■ What is asked
Copy out the entries below in full and exactly.

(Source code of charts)
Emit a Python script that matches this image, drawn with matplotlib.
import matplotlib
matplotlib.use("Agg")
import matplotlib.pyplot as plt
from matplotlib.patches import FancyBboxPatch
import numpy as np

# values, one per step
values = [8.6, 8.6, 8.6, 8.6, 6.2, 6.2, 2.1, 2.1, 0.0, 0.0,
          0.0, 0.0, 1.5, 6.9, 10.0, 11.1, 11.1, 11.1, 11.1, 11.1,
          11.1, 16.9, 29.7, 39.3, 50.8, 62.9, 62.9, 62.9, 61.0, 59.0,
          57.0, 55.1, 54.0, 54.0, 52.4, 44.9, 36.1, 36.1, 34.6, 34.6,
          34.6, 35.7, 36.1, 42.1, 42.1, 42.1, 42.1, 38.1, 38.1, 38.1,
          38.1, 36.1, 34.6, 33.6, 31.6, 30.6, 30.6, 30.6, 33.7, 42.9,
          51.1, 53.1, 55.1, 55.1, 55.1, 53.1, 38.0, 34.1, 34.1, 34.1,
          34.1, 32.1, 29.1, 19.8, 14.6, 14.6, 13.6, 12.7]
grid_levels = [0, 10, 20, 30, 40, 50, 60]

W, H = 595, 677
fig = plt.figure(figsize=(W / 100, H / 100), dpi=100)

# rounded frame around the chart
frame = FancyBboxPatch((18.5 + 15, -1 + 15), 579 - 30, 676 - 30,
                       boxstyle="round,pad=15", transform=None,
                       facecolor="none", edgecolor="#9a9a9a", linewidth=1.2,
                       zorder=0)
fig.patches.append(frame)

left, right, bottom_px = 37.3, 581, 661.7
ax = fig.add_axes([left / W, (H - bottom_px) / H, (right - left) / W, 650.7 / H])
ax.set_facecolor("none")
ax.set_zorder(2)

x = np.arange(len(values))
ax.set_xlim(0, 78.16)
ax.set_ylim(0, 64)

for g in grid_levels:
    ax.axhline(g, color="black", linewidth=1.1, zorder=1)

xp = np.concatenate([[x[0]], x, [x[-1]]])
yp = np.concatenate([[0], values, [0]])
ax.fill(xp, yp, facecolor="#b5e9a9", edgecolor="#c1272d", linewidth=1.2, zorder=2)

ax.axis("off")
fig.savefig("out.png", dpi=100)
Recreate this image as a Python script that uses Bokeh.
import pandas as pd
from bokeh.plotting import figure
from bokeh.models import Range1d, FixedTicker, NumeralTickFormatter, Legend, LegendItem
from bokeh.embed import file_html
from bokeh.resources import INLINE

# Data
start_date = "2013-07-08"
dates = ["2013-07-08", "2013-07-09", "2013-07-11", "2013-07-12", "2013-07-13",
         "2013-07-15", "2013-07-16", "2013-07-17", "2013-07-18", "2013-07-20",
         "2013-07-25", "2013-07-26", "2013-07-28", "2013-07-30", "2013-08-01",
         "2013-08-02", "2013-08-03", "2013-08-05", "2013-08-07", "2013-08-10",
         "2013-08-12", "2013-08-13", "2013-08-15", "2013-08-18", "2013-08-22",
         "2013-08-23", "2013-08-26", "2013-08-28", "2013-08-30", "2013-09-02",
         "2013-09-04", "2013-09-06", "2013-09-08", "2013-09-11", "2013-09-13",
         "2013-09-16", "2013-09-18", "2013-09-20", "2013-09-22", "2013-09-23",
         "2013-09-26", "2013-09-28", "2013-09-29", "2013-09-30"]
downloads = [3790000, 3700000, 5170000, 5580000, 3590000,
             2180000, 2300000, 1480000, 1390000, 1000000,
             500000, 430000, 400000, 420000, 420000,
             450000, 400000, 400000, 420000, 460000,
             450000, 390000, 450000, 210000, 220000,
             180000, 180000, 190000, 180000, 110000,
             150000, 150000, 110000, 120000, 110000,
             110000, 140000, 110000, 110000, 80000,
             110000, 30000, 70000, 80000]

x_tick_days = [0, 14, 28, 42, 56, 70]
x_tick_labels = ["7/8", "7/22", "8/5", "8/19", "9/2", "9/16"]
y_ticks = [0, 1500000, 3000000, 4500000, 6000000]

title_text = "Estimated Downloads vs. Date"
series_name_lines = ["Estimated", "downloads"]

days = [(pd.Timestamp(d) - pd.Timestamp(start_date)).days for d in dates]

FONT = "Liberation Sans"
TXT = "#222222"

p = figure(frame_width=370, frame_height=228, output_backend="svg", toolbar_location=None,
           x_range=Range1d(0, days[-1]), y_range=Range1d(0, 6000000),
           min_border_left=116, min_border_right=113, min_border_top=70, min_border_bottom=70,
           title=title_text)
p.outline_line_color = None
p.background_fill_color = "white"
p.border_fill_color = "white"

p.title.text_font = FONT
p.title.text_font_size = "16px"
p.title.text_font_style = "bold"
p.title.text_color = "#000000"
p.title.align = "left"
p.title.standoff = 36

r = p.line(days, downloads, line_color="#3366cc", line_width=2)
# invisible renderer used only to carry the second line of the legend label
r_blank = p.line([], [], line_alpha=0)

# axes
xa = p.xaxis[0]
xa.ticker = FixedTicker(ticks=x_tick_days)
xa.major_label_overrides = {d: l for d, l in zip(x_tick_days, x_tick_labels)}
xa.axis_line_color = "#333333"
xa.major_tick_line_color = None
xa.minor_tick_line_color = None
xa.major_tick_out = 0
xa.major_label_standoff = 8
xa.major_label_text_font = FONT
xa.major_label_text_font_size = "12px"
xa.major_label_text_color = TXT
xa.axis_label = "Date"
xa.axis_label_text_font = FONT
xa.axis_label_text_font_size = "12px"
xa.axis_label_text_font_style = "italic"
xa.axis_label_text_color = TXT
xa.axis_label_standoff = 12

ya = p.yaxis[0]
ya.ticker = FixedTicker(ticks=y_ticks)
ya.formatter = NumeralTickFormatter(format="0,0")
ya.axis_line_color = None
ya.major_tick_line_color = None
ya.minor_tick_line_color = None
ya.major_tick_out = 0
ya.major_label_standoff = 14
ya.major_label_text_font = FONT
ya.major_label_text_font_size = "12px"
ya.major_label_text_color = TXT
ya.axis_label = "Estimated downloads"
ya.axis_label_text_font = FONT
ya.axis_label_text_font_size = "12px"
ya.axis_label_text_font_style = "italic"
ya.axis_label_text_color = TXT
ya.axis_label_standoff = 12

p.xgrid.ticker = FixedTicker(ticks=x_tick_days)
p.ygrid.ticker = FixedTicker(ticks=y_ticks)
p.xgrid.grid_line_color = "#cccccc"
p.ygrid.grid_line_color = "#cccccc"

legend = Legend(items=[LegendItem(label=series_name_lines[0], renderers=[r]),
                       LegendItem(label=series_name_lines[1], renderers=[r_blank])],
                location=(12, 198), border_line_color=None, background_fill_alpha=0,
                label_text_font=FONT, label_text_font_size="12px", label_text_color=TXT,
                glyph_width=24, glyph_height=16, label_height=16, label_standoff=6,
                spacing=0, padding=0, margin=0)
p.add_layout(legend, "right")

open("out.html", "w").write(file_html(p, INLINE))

■ Result of the exercise
Emit a Python script that matches this image, drawn with matplotlib.
import matplotlib
matplotlib.use("Agg")
import matplotlib.pyplot as plt
from matplotlib.patches import FancyBboxPatch
import numpy as np

# values, one per step
values = [8.6, 8.6, 8.6, 8.6, 6.2, 6.2, 2.1, 2.1, 0.0, 0.0,
          0.0, 0.0, 1.5, 6.9, 10.0, 11.1, 11.1, 11.1, 11.1, 11.1,
          11.1, 16.9, 29.7, 39.3, 50.8, 62.9, 62.9, 62.9, 61.0, 59.0,
          57.0, 55.1, 54.0, 54.0, 52.4, 44.9, 36.1, 36.1, 34.6, 34.6,
          34.6, 35.7, 36.1, 42.1, 42.1, 42.1, 42.1, 38.1, 38.1, 38.1,
          38.1, 36.1, 34.6, 33.6, 31.6, 30.6, 30.6, 30.6, 33.7, 42.9,
          51.1, 53.1, 55.1, 55.1, 55.1, 53.1, 38.0, 34.1, 34.1, 34.1,
          34.1, 32.1, 29.1, 19.8, 14.6, 14.6, 13.6, 12.7]
grid_levels = [0, 10, 20, 30, 40, 50, 60]

W, H = 595, 677
fig = plt.figure(figsize=(W / 100, H / 100), dpi=100)

# rounded frame around the chart
frame = FancyBboxPatch((18.5 + 15, -1 + 15), 579 - 30, 676 - 30,
                       boxstyle="round,pad=15", transform=None,
                       facecolor="none", edgecolor="#9a9a9a", linewidth=1.2,
                       zorder=0)
fig.patches.append(frame)

left, right, bottom_px = 37.3, 581, 661.7
ax = fig.add_axes([left / W, (H - bottom_px) / H, (right - left) / W, 650.7 / H])
ax.set_facecolor("none")
ax.set_zorder(2)

x = np.arange(len(values))
ax.set_xlim(0, 78.16)
ax.set_ylim(0, 64)

for g in grid_levels:
    ax.axhline(g, color="black", linewidth=1.1, zorder=1)

xp = np.concatenate([[x[0]], x, [x[-1]]])
yp = np.concatenate([[0], values, [0]])
ax.fill(xp, yp, facecolor="#b5e9a9", edgecolor="#c1272d", linewidth=1.2, zorder=2)

ax.axis("off")
fig.savefig("out.png", dpi=100)
Recreate this image as a Python script that uses Bokeh.
import pandas as pd
from bokeh.plotting import figure
from bokeh.models import Range1d, FixedTicker, NumeralTickFormatter, Legend, LegendItem
from bokeh.embed import file_html
from bokeh.resources import INLINE

# Data
start_date = "2013-07-08"
dates = ["2013-07-08", "2013-07-09", "2013-07-11", "2013-07-12", "2013-07-13",
         "2013-07-15", "2013-07-16", "2013-07-17", "2013-07-18", "2013-07-20",
         "2013-07-25", "2013-07-26", "2013-07-28", "2013-07-30", "2013-08-01",
         "2013-08-02", "2013-08-03", "2013-08-05", "2013-08-07", "2013-08-10",
         "2013-08-12", "2013-08-13", "2013-08-15", "2013-08-18", "2013-08-22",
         "2013-08-23", "2013-08-26", "2013-08-28", "2013-08-30", "2013-09-02",
         "2013-09-04", "2013-09-06", "2013-09-08", "2013-09-11", "2013-09-13",
         "2013-09-16", "2013-09-18", "2013-09-20", "2013-09-22", "2013-09-23",
         "2013-09-26", "2013-09-28", "2013-09-29", "2013-09-30"]
downloads = [3790000, 3700000, 5170000, 5580000, 3590000,
             2180000, 2300000, 1480000, 1390000, 1000000,
             500000, 430000, 400000, 420000, 420000,
             450000, 400000, 400000, 420000, 460000,
             450000, 390000, 450000, 210000, 220000,
             180000, 180000, 190000, 180000, 110000,
             150000, 150000, 110000, 120000, 110000,
             110000, 140000, 110000, 110000, 80000,
             110000, 30000, 70000, 80000]

x_tick_days = [0, 14, 28, 42, 56, 70]
x_tick_labels = ["7/8", "7/22", "8/5", "8/19", "9/2", "9/16"]
y_ticks = [0, 1500000, 3000000, 4500000, 6000000]

title_text = "Estimated Downloads vs. Date"
series_name_lines = ["Estimated", "downloads"]

days = [(pd.Timestamp(d) - pd.Timestamp(start_date)).days for d in dates]

FONT = "Liberation Sans"
TXT = "#222222"

p = figure(frame_width=370, frame_height=228, output_backend="svg", toolbar_location=None,
           x_range=Range1d(0, days[-1]), y_range=Range1d(0, 6000000),
           min_border_left=116, min_border_right=113, min_border_top=70, min_border_bottom=70,
           title=title_text)
p.outline_line_color = None
p.background_fill_color = "white"
p.border_fill_color = "white"

p.title.text_font = FONT
p.title.text_font_size = "16px"
p.title.text_font_style = "bold"
p.title.text_color = "#000000"
p.title.align = "left"
p.title.standoff = 36

r = p.line(days, downloads, line_color="#3366cc", line_width=2)
# invisible renderer used only to carry the second line of the legend label
r_blank = p.line([], [], line_alpha=0)

# axes
xa = p.xaxis[0]
xa.ticker = FixedTicker(ticks=x_tick_days)
xa.major_label_overrides = {d: l for d, l in zip(x_tick_days, x_tick_labels)}
xa.axis_line_color = "#333333"
xa.major_tick_line_color = None
xa.minor_tick_line_color = None
xa.major_tick_out = 0
xa.major_label_standoff = 8
xa.major_label_text_font = FONT
xa.major_label_text_font_size = "12px"
xa.major_label_text_color = TXT
xa.axis_label = "Date"
xa.axis_label_text_font = FONT
xa.axis_label_text_font_size = "12px"
xa.axis_label_text_font_style = "italic"
xa.axis_label_text_color = TXT
xa.axis_label_standoff = 12

ya = p.yaxis[0]
ya.ticker = FixedTicker(ticks=y_ticks)
ya.formatter = NumeralTickFormatter(format="0,0")
ya.axis_line_color = None
ya.major_tick_line_color = None
ya.minor_tick_line_color = None
ya.major_tick_out = 0
ya.major_label_standoff = 14
ya.major_label_text_font = FONT
ya.major_label_text_font_size = "12px"
ya.major_label_text_color = TXT
ya.axis_label = "Estimated downloads"
ya.axis_label_text_font = FONT
ya.axis_label_text_font_size = "12px"
ya.axis_label_text_font_style = "italic"
ya.axis_label_text_color = TXT
ya.axis_label_standoff = 12

p.xgrid.ticker = FixedTicker(ticks=x_tick_days)
p.ygrid.ticker = FixedTicker(ticks=y_ticks)
p.xgrid.grid_line_color = "#cccccc"
p.ygrid.grid_line_color = "#cccccc"

legend = Legend(items=[LegendItem(label=series_name_lines[0], renderers=[r]),
                       LegendItem(label=series_name_lines[1], renderers=[r_blank])],
                location=(12, 198), border_line_color=None, background_fill_alpha=0,
                label_text_font=FONT, label_text_font_size="12px", label_text_color=TXT,
                glyph_width=24, glyph_height=16, label_height=16, label_standoff=6,
                spacing=0, padding=0, margin=0)
p.add_layout(legend, "right")

open("out.html", "w").write(file_html(p, INLINE))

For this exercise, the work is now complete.